Covering the last 33 weeks up until the actual release of the film, the post-production diaries are all over the map, showing off every facet that goes into the finishing of a film. The motion capturing is covered, the CGI is covered, the props, models, even the Foley artists get a spotlight. Do we need all of this? Absolutely not – but if you delight in the making of a film you’re going to have a blast. Hell, marathon all of this with the King Kong Production Diaries DVD set and then kill yourself. At least, that’s my plan.

What’s Danny DeVito doing in this documentary?

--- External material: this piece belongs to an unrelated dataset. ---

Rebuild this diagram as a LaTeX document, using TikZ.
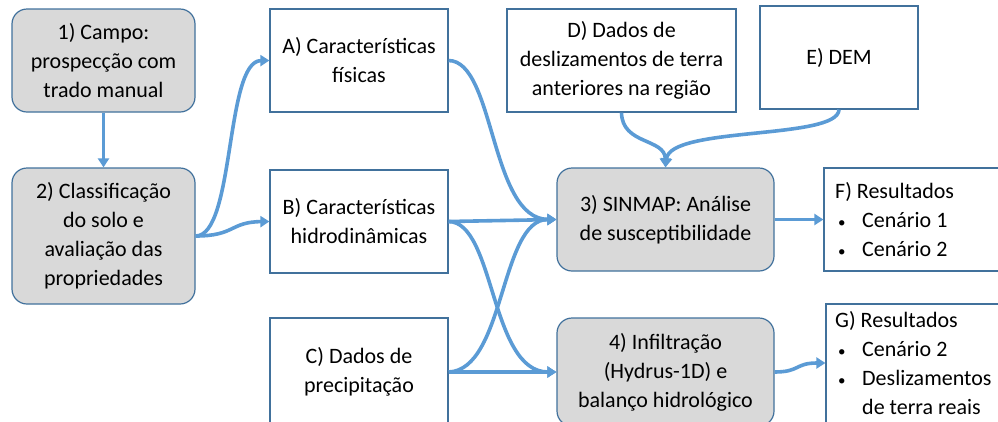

You might already be hitting yourself in the head for taking on the post-production diaries, but there are a few more tidbits, an introduction by Peter Jackson, Skull Island: A Natural History is a mocumentary on the “real” Skull Island (fans of Jackson’s Forgotten Silver should get a kick out of this), and a wholly depressing view on New York during the depression, Kong’s New York, 1933 covers the Great Depression, prohibition, shantytowns, skyscraper development, regurgitation as a novelty act, all that awesome stuff.

Overall
The action sequences run frighteningly long, more emotion is put into Kong than its human counterpoints (should I be complaining about lack of human character development in a movie called KING KONG?), the marketing was an absolute mess, the public shunned it, and the film made its way to DVD in a little over three months. And yet King Kong still managed to be one of the best movies of 2005.

Go figure.

 

4
Feature - I sure do like the film, but does the film really deserve all that bloat?
4.5
Video - A sharp image and beautiful colors are prevalent throughout the film. But my television is old.
4
Audio - The center channel seems a tad low. But who cares when the dinosaurs crash into everything, right?
4
Extras - This version of Kong has many extras dedicated to this release alone, and they're well worth checking out.